Magari tali prove strutturate non saranno a risposta chiusa privilegiando una scelta tra quelle multiple, il completamento di una frase o la determinazione di una sequenza logica; in ogni caso una valutazione della formazione di una persona non può assolutamente limitarsi a sistemi di monitoraggio generici e non approfonditi.
Redistribuire meglio tra i vari ordini di scuola e potenziare l’insegnamento della lingua italiana dev’essere a mio avviso il primo passo.
Intanto per un lavoro didattico approfondito e personalizzato il numero degli alunni per classe non può essere troppo elevato.
Se superassimo poi almeno in parte la ripetitività metodologica e contenutistica nei vari ordini di scuola e ci occupassimo in maniera approfondita nella primaria di fonologia e morfologia, nella secondaria di primo grado di sintassi e semantica mentre nelle superiori di forme di comunicazione e di analisi dei diversi tipi di testo, sicuramente la qualità dell’insegnamento aumenterebbe notevolmente.
L’apprendimento della lingua italiana è ostico, ma, se viene condotto con criteri pedagogici e didattici adeguati, può sicuramente diventare interessante; oltretutto la conoscenza delle regole e dei meccanismi della comunicazione orale e scritta sono indispensabili per superare un elementare registro dialogico e giungere a quelli più ricchi e raffinati.
Ovviamente le esercitazioni alla lettura, all’espressione orale e alla scrittura devono essere curate con attenzione e diventare parte fondamentale dell’insegnamento delle tecniche linguistiche perché queste non restino solo un insieme di regole astratte.
Comprendere il linguaggio non significa solo saperne cogliere a livello minimale la struttura, ma il modo in cui viene generato e trasformato in relazione ai contesti.
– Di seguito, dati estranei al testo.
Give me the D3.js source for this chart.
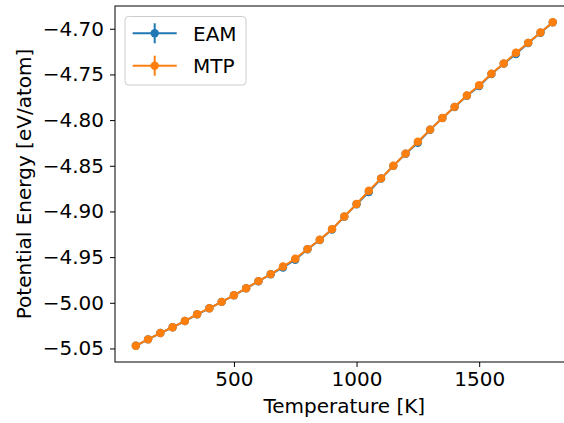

Dare un metodo per leggere in modo approfondito testi di poesia, narrativa o saggistica e per scriverne di propri significa a mio avviso portare gli allievi verso progetti creativi di lettura e scrittura che soli possono condurre ad amare le tecniche linguistiche.
In un mio saggio ho sottolineato di recente come vi sia una correlazione profonda tra linguaggio, pensiero ed espressione; gli esseri umani infatti riescono a elaborare idee e concetti grazie alla ricchezza lessicale e a ordinarli attraverso le regole linguistiche.
Avere una lingua povera significa sicuramente, come sottolineava don Lorenzo Milani, muoversi in un orizzonte culturale molto limitato che limita fortemente la libertà personale.
Chomsky con le teorie della grammatica generativo-trasformazionale ci ha chiarito come sicuramente tutti abbiano una competenza linguistica, ma essa va poi trasformata in prestazioni espressive sempre più eccellenti passando da quella che egli chiama adeguatezza descrittiva per raggiungere poi l’altra, definita esplicativa, che ci permette la rappresentazione e l’ordine del mondo.
C’è chi suggerisce di rendere quadriennale il percorso della scuola secondaria superiore dedicando poi un anno per preparare gli allievi agli studi universitari.
Non concordo con tale proposta.
Penso piuttosto che, come in tanti Paesi del mondo, sia necessario articolare diversamente l’anno scolastico aumentando le ore d’insegnamento, dando prevalenza alla ricerca di tipo disciplinare e interdisciplinare ed eliminando attività inserite nella scuola da anni e che il più delle volte si riducono a momenti di evasione o di distrazione.
Ovviamente una tale riorganizzazione del sistema educativo richiede una diversa retribuzione del personale che ancora oggi è tra quelli che hanno un riconoscimento economico davvero umiliante.